Look up the definition of “Renaissance Man” in the dictionary, and you just might find a picture of Shiley-Marcos School of Engineering (SMSE) Dean Chell Roberts staring back at you. Whether he’s creating a culinary masterpiece in the kitchen, writing poetry or dabbling in music and theater, Roberts’s varied interests are reflective of his passion for learning.


“When I was a student, I had a hard time deciding what degree to pursue,” he says. “There was theater. There was history. I liked to write poetry. I liked to cook. I liked to do other things. You might like to do other things as a prospective student, and you might think of engineering in a certain way. But engineering at USD is not static. It’s dynamic, and it’s designed to develop engineers who understand the contextualization of our global society, and who can provide solutions to problems society faces.”

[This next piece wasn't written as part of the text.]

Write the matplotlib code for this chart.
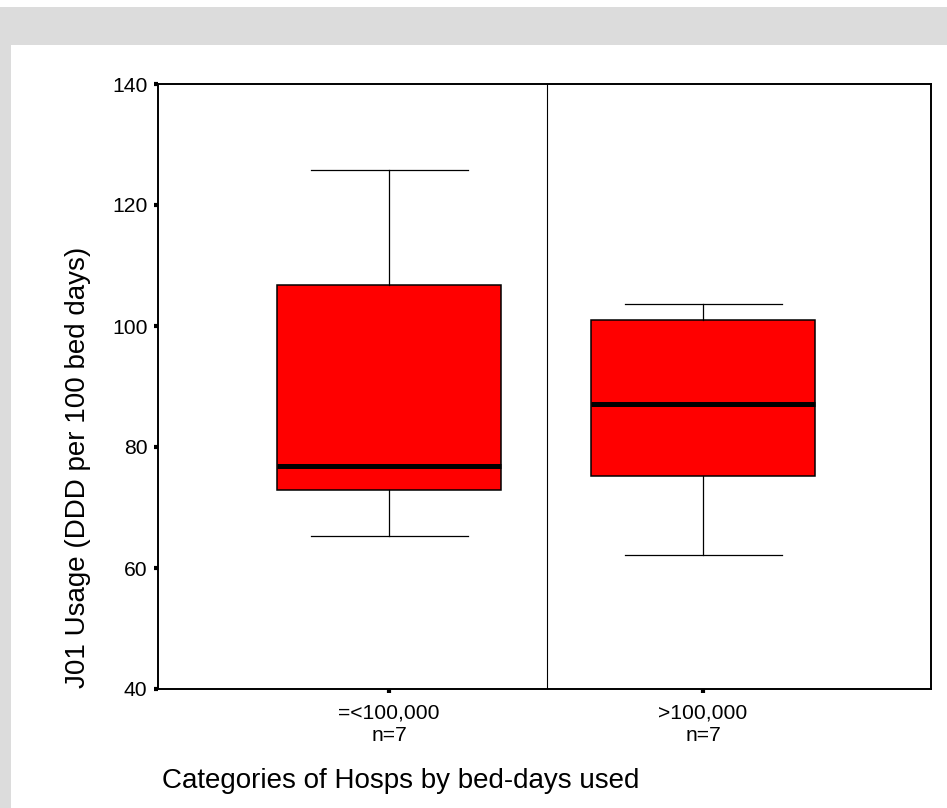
import matplotlib.pyplot as plt
from matplotlib.patches import Rectangle

plt.rcParams['font.family'] = ['Liberation Sans', 'DejaVu Sans']

# values
groups = ['=<100,000', '>100,000']
n_counts = [7, 7]
whisker_low = [65.3, 62.1]
q1 = [72.9, 75.2]
median = [76.9, 87.1]
q3 = [106.7, 101.0]
whisker_high = [125.8, 103.6]
y_ticks = [40, 60, 80, 100, 120, 140]

fig = plt.figure(figsize=(9.47, 8.08), dpi=100)
grey = '#dcdcdc'
fig.patches.append(Rectangle((0, 1 - 45 / 808), 1, 38 / 808, transform=fig.transFigure,
                             facecolor=grey, edgecolor='none', zorder=0))
fig.patches.append(Rectangle((0, 0), 11 / 947, 1 - 7 / 808, transform=fig.transFigure,
                             facecolor=grey, edgecolor='none', zorder=0))

ax = fig.add_axes([158 / 947, 1 - 689 / 808, 773 / 947, 605 / 808])

stats = []
for i in range(len(groups)):
    stats.append(dict(whislo=whisker_low[i], q1=q1[i], med=median[i], q3=q3[i],
                      whishi=whisker_high[i], fliers=[]))

positions = [1, 2]
ax.bxp(stats, positions=positions, widths=0.713, capwidths=0.5, patch_artist=True,
       showfliers=False,
       boxprops=dict(facecolor='#ff0000', edgecolor='black', linewidth=1.1),
       medianprops=dict(color='black', linewidth=3.6, solid_capstyle='butt'),
       whiskerprops=dict(color='black', linewidth=0.9),
       capprops=dict(color='black', linewidth=0.9))

ax.axvline(1.503, color='black', linewidth=0.8)

ax.set_xlim(0.264, 2.726)
ax.set_ylim(40, 140)
ax.set_yticks(y_ticks)
ax.set_xticks(positions)
ax.set_xticklabels([f'{g}\nn={n}' for g, n in zip(groups, n_counts)], fontsize=15.2)
ax.tick_params(axis='y', labelsize=15.2, pad=4.5)
ax.tick_params(axis='x', pad=7.5)
ax.tick_params(direction='out', length=3, width=3, color='black')

for s in ax.spines.values():
    s.set_linewidth(1.4)
    s.set_color('black')

fig.text(78 / 947, 1 - 688 / 808, 'J01 Usage (DDD per 100 bed days)', rotation=90,
         ha='center', va='bottom', fontsize=20)
fig.text(162 / 947, 1 - 788 / 808, 'Categories of Hosps by bed-days used',
         ha='left', va='baseline', fontsize=20)

fig.savefig('out.png', dpi=100, facecolor='white')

Judging by the School of Engineering’s rapid ascension to its current position as one of the premier non-doctoral granting engineering programs in the country, it’s clear his dedication to the acquisition of knowledge is shared by the SMSE students and faculty. While Roberts is thrilled about the school's current No. 15 ranking on U.S. News & World Report’s list of the top undergraduate engineering programs in the nation, he's clearly not interested in settling there. "We're only on our way up; trust me,"  he says without a hint of braggadocio. A key component of his plan to expand hinges on the school’s unique position as the only engineering program in the nation that requires graduates to earn a dual-degree (BS and BA) as a key component to the upward trajectory.

“If you’re going to create a truly competent – and not just technically competent – engineer, it takes exposure to real-world situations that help develop that type of thinking and intellectual development,” he says. That’s why the dual degree is so important to our mission.”

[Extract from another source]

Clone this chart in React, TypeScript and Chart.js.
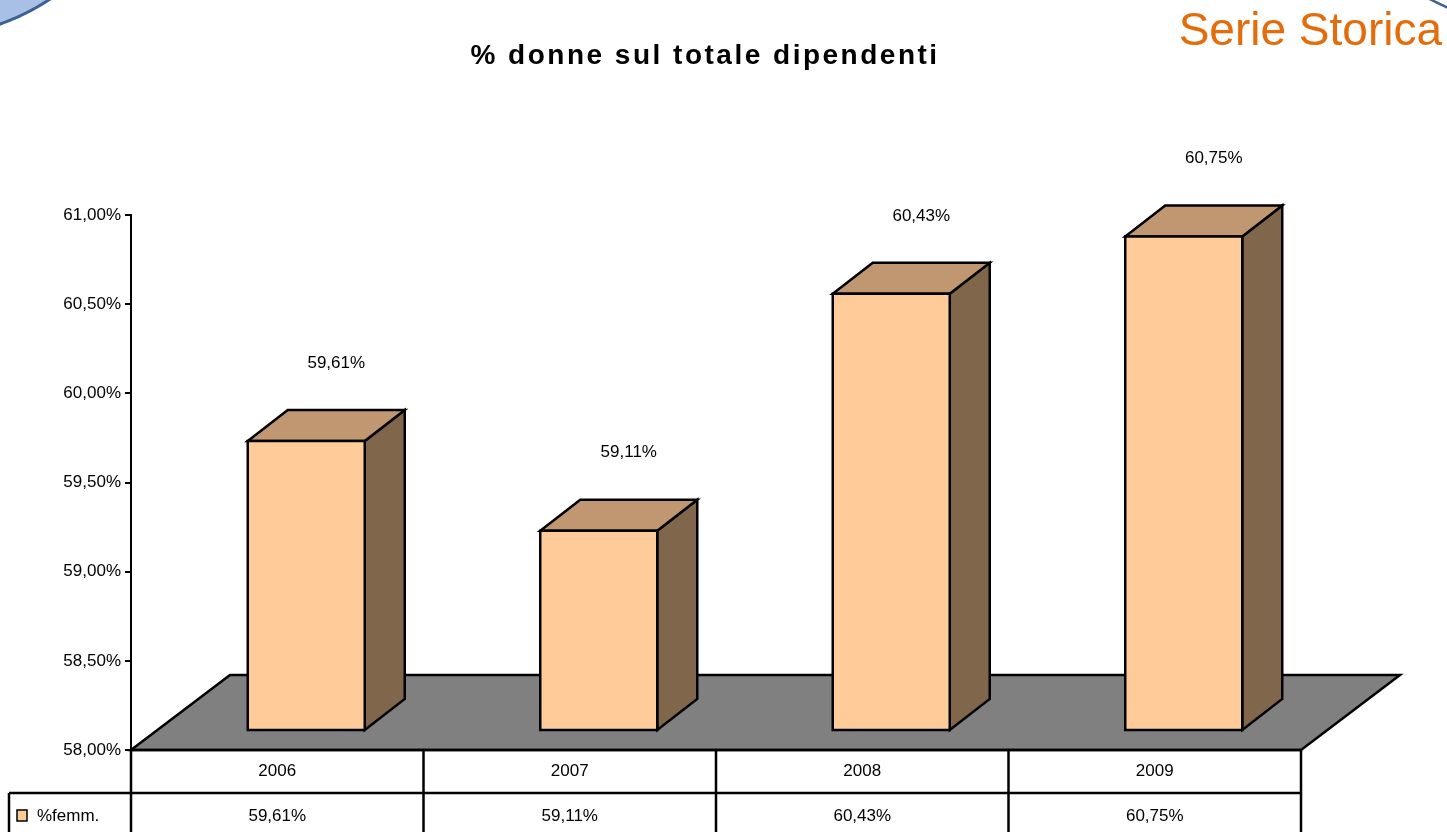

The dual BS/BA degree in engineering was designed to develop innovators and leaders who not only have a solid base in technical competencies, but are also effective communicators who understand the impact their work has on society as a whole. As global populations rise and natural resources dwindle, finding solutions to issues such as water pollution, energy production and climate change are job one.

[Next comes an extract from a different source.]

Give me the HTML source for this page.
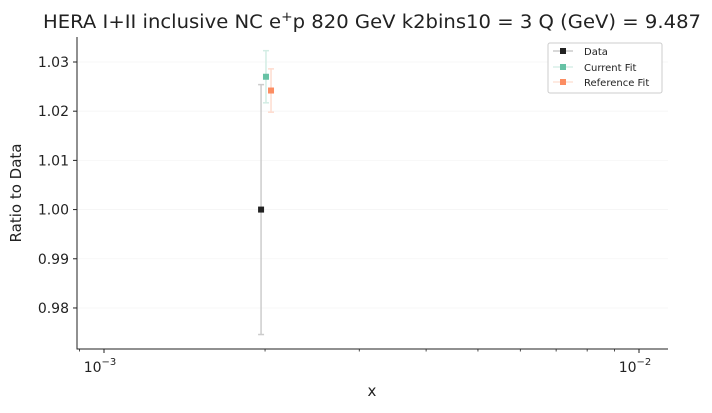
<!DOCTYPE html>
<html><head><meta charset="utf-8"><style>
body{margin:0;background:#fff;font-family:"Liberation Sans","DejaVu Sans",sans-serif;}
svg text{font-family:"DejaVu Sans","Liberation Sans",sans-serif;}
</style></head><body>
<svg id="c" width="712" height="408" viewBox="0 0 712 408" xmlns="http://www.w3.org/2000/svg">
<text x="372" y="28" text-anchor="middle" font-size="18.5" fill="#222" textLength="658" lengthAdjust="spacingAndGlyphs">HERA I+II inclusive NC e<tspan dy="-7" font-size="13">+</tspan><tspan dy="7">p 820 GeV k2bins10 = 3 Q (GeV) = 9.487</tspan></text>
<g id="grid"></g><g id="axes"></g><g id="marks"></g>
<text x="372" y="396" text-anchor="middle" font-size="15" fill="#222">x</text>
<text transform="translate(21,193) rotate(-90)" text-anchor="middle" font-size="15" fill="#222">Ratio to Data</text>
<g>
<rect x="548" y="43" width="114" height="50" rx="2" fill="#fff" stroke="#ccc" stroke-width="1"/>
<g><line x1="553" x2="573" y1="51" y2="51" stroke="#999" stroke-width="1.5" opacity="0.5"/><rect x="560" y="48" width="6" height="6" fill="#222"/><text x="584" y="55" font-size="10" fill="#222">Data</text></g>
<g><line x1="553" x2="573" y1="67" y2="67" stroke="#66c2a5" stroke-width="1.5" opacity="0.25"/><rect x="560" y="64" width="6" height="6" fill="#66c2a5"/><text x="584" y="71" font-size="10" fill="#222">Current Fit</text></g>
<g><line x1="553" x2="573" y1="82" y2="82" stroke="#fc8d62" stroke-width="1.5" opacity="0.25"/><rect x="560" y="79" width="6" height="6" fill="#fc8d62"/><text x="584" y="86" font-size="10" fill="#222">Reference Fit</text></g>
</g>
</svg>
<script>
const seriesNames=["Data","Current Fit","Reference Fit"];
const xValues=[0.001966,0.002008,0.002052];
const yValues=[1.0,1.0270,1.0242];
const yErrors=[0.0254,0.0053,0.0044];
const colors=["#222222","#66c2a5","#fc8d62"];
const barColors=["#cccccc","#d3ede4","#fedccf"];
const yTicks=[0.98,0.99,1.00,1.01,1.02,1.03];
const yTickLabels=["0.98","0.99","1.00","1.01","1.02","1.03"];
const xMajor=[0.001,0.01];
const xMajorLabels=["10","10"];
const L=77,R=668,T=37,B=349;
const yMin=0.97166,yMax=1.03508;
const lx0=-3,px0=104,decPx=535;
function X(v){return px0+(Math.log10(v)-lx0)*decPx;}
function Y(v){return B-(v-yMin)/(yMax-yMin)*(B-T);}
const NS="http://www.w3.org/2000/svg";
function mk(p,tag,a){const e=document.createElementNS(NS,tag);for(const k in a)e.setAttribute(k,a[k]);p.appendChild(e);return e;}
const grid=document.getElementById('grid'),axes=document.getElementById('axes'),marks=document.getElementById('marks');
yTicks.forEach((t,i)=>{const y=Y(t);
 const g=mk(grid,'line',{x1:L,x2:R,y1:y,y2:y,stroke:'#f5f5f5','stroke-width':0.8});
 
 
 mk(axes,'line',{x1:L-4,x2:L,y1:y,y2:y,stroke:'#222','stroke-width':1});
 const tx=mk(axes,'text',{x:L-8,y:y+5,'text-anchor':'end','font-size':14,fill:'#222'});tx.textContent=yTickLabels[i];
 
 
});
xMajor.forEach((t,i)=>{const x=X(t);
 mk(axes,'line',{x1:x,x2:x,y1:B,y2:B+4,stroke:'#222','stroke-width':1});
 const tx=mk(axes,'text',{x:x-4,y:B+23,'text-anchor':'middle','font-size':14,fill:'#222'});
 tx.textContent=xMajorLabels[i];
 const s=mk(tx,'tspan',{dy:-7,'font-size':10});s.textContent=i==0?'−3':'−2';
 
 
});
[0.0009,0.002,0.003,0.004,0.005,0.006,0.007,0.008,0.009,0.02].forEach(t=>{const x=X(t);if(x>=L&&x<=R)mk(axes,'line',{x1:x,x2:x,y1:B,y2:B+2.5,stroke:'#222','stroke-width':0.8});});
const ax=mk(axes,'path',{d:`M${L},${T} V${B} H${R}`,fill:'none',stroke:'#222','stroke-width':1});


xValues.forEach((xv,i)=>{const x=X(xv),y=Y(yValues[i]),y1=Y(yValues[i]+yErrors[i]),y2=Y(yValues[i]-yErrors[i]);
 const g=mk(marks,'g',{});
 
 
 mk(g,'line',{x1:x,x2:x,y1:y1,y2:y2,stroke:barColors[i],'stroke-width':1.5});
 mk(g,'line',{x1:x-3,x2:x+3,y1:y1,y2:y1,stroke:barColors[i],'stroke-width':1.5});
 mk(g,'line',{x1:x-3,x2:x+3,y1:y2,y2:y2,stroke:barColors[i],'stroke-width':1.5});
 const p=mk(g,'rect',{x:x-3,y:y-3,width:6,height:6,fill:colors[i]});
 
 
});
</script>
</body></html>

In Roberts’ estimation, the answers to those questions will not come solely from research and development — an education complimented by the influence of the liberal arts can help USD engineering students understand and articulate why there is a problem, and not just how to fix it. “What I love about the dual degree program here at USD is that it provides our students that opportunity to become broader, to engage in the academic disciplines that may fall outside of their immediate academic focus, but will help them immeasurably down the road.”

Engineering for the 21st Century

In 2015, the School of Engineering received a milestone $2 million grant from the National Science Foundation, which has served as the launching point for the school’s commitment to developing engineers capable of tackling the 21st century’s greatest challenges.

Leveraging the university’s position as an Ashoka U Changemaker campus (one of only 33 worldwide) the school seeks to enhance the professional skills of students and change the culture of the faculty to emphasize social justice and humanitarian engineering. Existing courses were modified and new ones developed that tie technical concepts to global issues, thereby changing the culture of engineering education.

As a result, student professional skills are aligned with the mission of USD to foster a community of students dedicated to building a better world. There is also a hope that the changes the grant supports will broaden the appeal of engineering, and result in a more diverse demographic of students who choose to study it.

“We need to create a more diverse demographic of students, we need to change our curriculum to reflect a more inclusive environment,” Roberts says.

With the aid of the grant, the school is able to do even more to prepare all students with the skills needed to communicate effectively and work on teams in a diverse world, as well as consider the critical social and ethical factors needed to find technological answers to the challenges facing our global community.

“There are many engineering pathways,” says Roberts. “Some students will rise to create new products and companies, some will become lawyers and lead in developing regulations and emerging intellectual property, and others will become the leaders and CEOs of industry. There’s such a wealth of opportunities in this field, and we’re preparing our students to take advantage of those opportunities.”